**MATERIAL FOR THIS TASK:**

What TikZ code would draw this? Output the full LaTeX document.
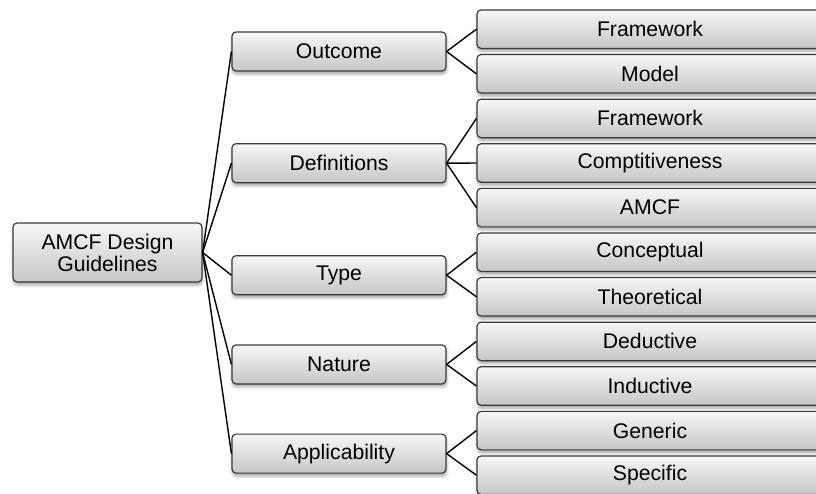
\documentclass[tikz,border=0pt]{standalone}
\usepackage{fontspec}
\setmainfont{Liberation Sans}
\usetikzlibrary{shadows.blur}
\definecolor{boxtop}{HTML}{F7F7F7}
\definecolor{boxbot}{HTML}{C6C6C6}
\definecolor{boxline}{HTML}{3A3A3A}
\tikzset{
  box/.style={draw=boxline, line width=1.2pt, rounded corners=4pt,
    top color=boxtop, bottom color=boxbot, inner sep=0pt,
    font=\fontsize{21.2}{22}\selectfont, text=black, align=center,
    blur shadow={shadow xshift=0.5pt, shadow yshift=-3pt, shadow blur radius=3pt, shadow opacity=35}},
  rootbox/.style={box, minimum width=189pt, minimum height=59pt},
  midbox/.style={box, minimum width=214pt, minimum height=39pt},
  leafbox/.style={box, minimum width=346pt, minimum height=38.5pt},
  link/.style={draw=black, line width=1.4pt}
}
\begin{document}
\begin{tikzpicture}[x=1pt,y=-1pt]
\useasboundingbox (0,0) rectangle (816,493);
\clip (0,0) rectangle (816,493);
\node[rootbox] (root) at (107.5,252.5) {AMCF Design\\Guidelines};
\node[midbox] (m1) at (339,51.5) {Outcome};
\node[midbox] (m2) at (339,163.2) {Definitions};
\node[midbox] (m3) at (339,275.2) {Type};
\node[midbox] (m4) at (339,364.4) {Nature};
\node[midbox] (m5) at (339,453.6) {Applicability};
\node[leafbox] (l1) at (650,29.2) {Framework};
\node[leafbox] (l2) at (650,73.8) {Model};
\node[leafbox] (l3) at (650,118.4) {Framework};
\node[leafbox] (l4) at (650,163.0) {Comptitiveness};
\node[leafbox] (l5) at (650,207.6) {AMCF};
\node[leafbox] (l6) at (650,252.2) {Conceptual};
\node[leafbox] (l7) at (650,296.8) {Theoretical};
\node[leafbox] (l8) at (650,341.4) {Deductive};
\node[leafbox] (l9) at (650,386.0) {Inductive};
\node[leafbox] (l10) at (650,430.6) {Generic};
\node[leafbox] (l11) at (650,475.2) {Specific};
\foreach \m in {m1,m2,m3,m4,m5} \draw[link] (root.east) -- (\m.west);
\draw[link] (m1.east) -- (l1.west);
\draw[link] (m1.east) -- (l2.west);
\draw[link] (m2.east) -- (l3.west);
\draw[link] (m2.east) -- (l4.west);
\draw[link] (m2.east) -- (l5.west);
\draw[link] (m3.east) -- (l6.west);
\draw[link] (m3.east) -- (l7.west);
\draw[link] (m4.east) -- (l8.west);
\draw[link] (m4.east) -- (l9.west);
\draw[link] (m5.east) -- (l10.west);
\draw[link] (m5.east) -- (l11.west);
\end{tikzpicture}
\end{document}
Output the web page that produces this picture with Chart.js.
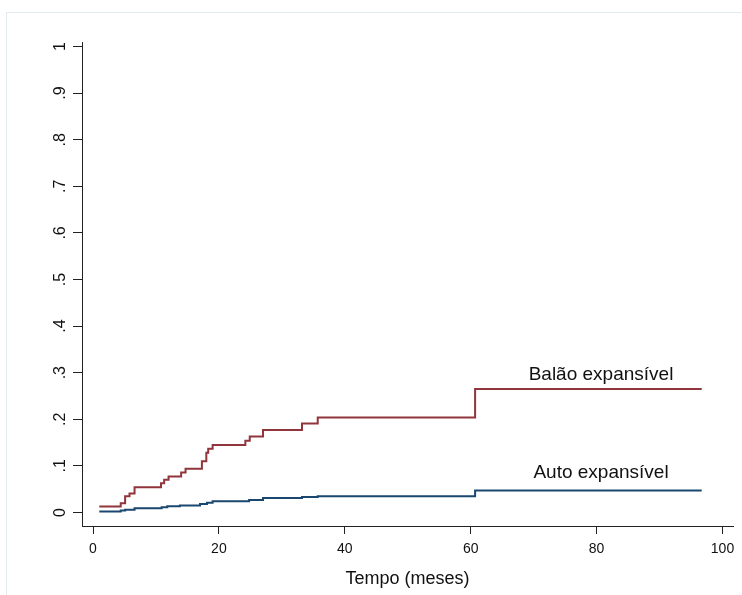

**TASK DESCRIPTION:** Take the listing above and restate it word for word, without its pictures.

**RESULT:**
What TikZ code would draw this? Output the full LaTeX document.
\documentclass[tikz,border=0pt]{standalone}
\usepackage{fontspec}
\setmainfont{Liberation Sans}
\usetikzlibrary{shadows.blur}
\definecolor{boxtop}{HTML}{F7F7F7}
\definecolor{boxbot}{HTML}{C6C6C6}
\definecolor{boxline}{HTML}{3A3A3A}
\tikzset{
  box/.style={draw=boxline, line width=1.2pt, rounded corners=4pt,
    top color=boxtop, bottom color=boxbot, inner sep=0pt,
    font=\fontsize{21.2}{22}\selectfont, text=black, align=center,
    blur shadow={shadow xshift=0.5pt, shadow yshift=-3pt, shadow blur radius=3pt, shadow opacity=35}},
  rootbox/.style={box, minimum width=189pt, minimum height=59pt},
  midbox/.style={box, minimum width=214pt, minimum height=39pt},
  leafbox/.style={box, minimum width=346pt, minimum height=38.5pt},
  link/.style={draw=black, line width=1.4pt}
}
\begin{document}
\begin{tikzpicture}[x=1pt,y=-1pt]
\useasboundingbox (0,0) rectangle (816,493);
\clip (0,0) rectangle (816,493);
\node[rootbox] (root) at (107.5,252.5) {AMCF Design\\Guidelines};
\node[midbox] (m1) at (339,51.5) {Outcome};
\node[midbox] (m2) at (339,163.2) {Definitions};
\node[midbox] (m3) at (339,275.2) {Type};
\node[midbox] (m4) at (339,364.4) {Nature};
\node[midbox] (m5) at (339,453.6) {Applicability};
\node[leafbox] (l1) at (650,29.2) {Framework};
\node[leafbox] (l2) at (650,73.8) {Model};
\node[leafbox] (l3) at (650,118.4) {Framework};
\node[leafbox] (l4) at (650,163.0) {Comptitiveness};
\node[leafbox] (l5) at (650,207.6) {AMCF};
\node[leafbox] (l6) at (650,252.2) {Conceptual};
\node[leafbox] (l7) at (650,296.8) {Theoretical};
\node[leafbox] (l8) at (650,341.4) {Deductive};
\node[leafbox] (l9) at (650,386.0) {Inductive};
\node[leafbox] (l10) at (650,430.6) {Generic};
\node[leafbox] (l11) at (650,475.2) {Specific};
\foreach \m in {m1,m2,m3,m4,m5} \draw[link] (root.east) -- (\m.west);
\draw[link] (m1.east) -- (l1.west);
\draw[link] (m1.east) -- (l2.west);
\draw[link] (m2.east) -- (l3.west);
\draw[link] (m2.east) -- (l4.west);
\draw[link] (m2.east) -- (l5.west);
\draw[link] (m3.east) -- (l6.west);
\draw[link] (m3.east) -- (l7.west);
\draw[link] (m4.east) -- (l8.west);
\draw[link] (m4.east) -- (l9.west);
\draw[link] (m5.east) -- (l10.west);
\draw[link] (m5.east) -- (l11.west);
\end{tikzpicture}
\end{document}
Output the web page that produces this picture with Chart.js.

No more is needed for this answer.